══ SUPPLIED MATERIAL ══

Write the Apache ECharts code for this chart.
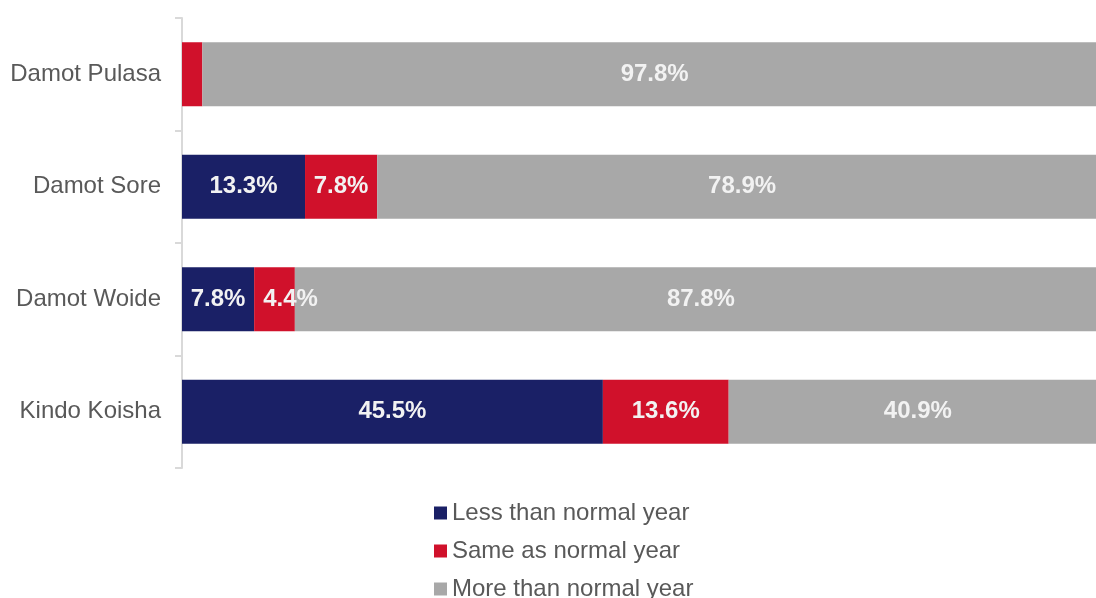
<!DOCTYPE html>
<html>
<head>
<meta charset="utf-8">
<style>
  html, body { margin: 0; padding: 0; background: #ffffff; }
  #chart { width: 1096px; height: 598px; }
</style>
<script src="https://cdn.jsdelivr.net/npm/echarts@6/dist/echarts.min.js"></script>
</head>
<body>
<div id="chart"></div>
<script>
// Woredas, top to bottom
const categories = ['Damot Pulasa', 'Damot Sore', 'Damot Woide', 'Kindo Koisha'];

// Share of households (%) by comparison with a normal year
const lessThanNormal = [0, 13.3, 7.8, 45.5];
const sameAsNormal   = [2.2, 7.8, 4.4, 13.6];
const moreThanNormal = [97.8, 78.9, 87.8, 40.9];

// Segments too narrow to carry a printed value
const hiddenLabels = {
  'Less than normal year': [0],
  'Same as normal year': [0],
  'More than normal year': []
};

// Labels nudged sideways so they do not collide with a neighbour
const labelNudges = {
  'Same as normal year': { 2: [16, 0] }
};

const seriesDefs = [
  { name: 'Less than normal year', values: lessThanNormal, color: '#1a2066' },
  { name: 'Same as normal year',   values: sameAsNormal,   color: '#d0112b' },
  { name: 'More than normal year', values: moreThanNormal, color: '#a8a8a8' }
];

const FONT = "'Liberation Sans', Arial, sans-serif";

const chart = echarts.init(document.getElementById('chart'), null, { renderer: 'canvas' });

const series = seriesDefs.map(def => ({
  name: def.name,
  type: 'bar',
  stack: 'total',
  barWidth: 64,
  itemStyle: { color: def.color },
  label: {
    show: true,
    position: 'inside',
    color: '#f2f2f2',
    fontFamily: FONT,
    fontWeight: 'bold',
    fontSize: 24,
    formatter: p => p.value.toFixed(1) + '%'
  },
  data: def.values.map((v, i) => {
    if (hiddenLabels[def.name].includes(i)) {
      return { value: v, label: { show: false } };
    }
    const nudge = (labelNudges[def.name] || {})[i];
    return nudge ? { value: v, label: { offset: nudge } } : v;
  })
}));

chart.setOption({
  animation: false,
  backgroundColor: '#ffffff',
  // plot area runs slightly past the right edge of the canvas
  grid: {
    left: 182, width: 925, top: 18, height: 450,
    containLabel: false,
    outerBoundsMode: 'none'
  },
  xAxis: {
    type: 'value',
    min: 0,
    max: 100,
    show: false
  },
  yAxis: {
    type: 'category',
    inverse: true,
    data: categories,
    axisLine: { show: true, lineStyle: { color: '#d9d9d9', width: 2 } },
    axisTick: { show: true, length: 7, lineStyle: { color: '#d9d9d9', width: 2 } },
    axisLabel: {
      color: '#595959',
      fontFamily: FONT,
      fontSize: 24,
      margin: 21
    },
    splitLine: { show: false }
  },
  legend: {
    orient: 'vertical',
    left: 429,
    top: 496,
    height: 200,
    itemWidth: 13,
    itemHeight: 13,
    itemGap: 14,
    icon: 'rect',
    textStyle: {
      color: '#595959',
      fontFamily: FONT,
      fontSize: 24,
      lineHeight: 24
    },
    data: seriesDefs.map(d => d.name)
  },
  series: series
});
</script>
</body>
</html>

═══

• _DIRECTIONS FOR THIS TASK_
From the first line above down to the line with "const categories = ['Damot", reproduce every line and no others, omitting pictures.

• _FULL SOLUTION_
Write the Apache ECharts code for this chart.
<!DOCTYPE html>
<html>
<head>
<meta charset="utf-8">
<style>
  html, body { margin: 0; padding: 0; background: #ffffff; }
  #chart { width: 1096px; height: 598px; }
</style>
<script src="https://cdn.jsdelivr.net/npm/echarts@6/dist/echarts.min.js"></script>
</head>
<body>
<div id="chart"></div>
<script>
// Woredas, top to bottom
const categories = ['Damot Pulasa', 'Damot Sore', 'Damot Woide', 'Kindo Koisha'];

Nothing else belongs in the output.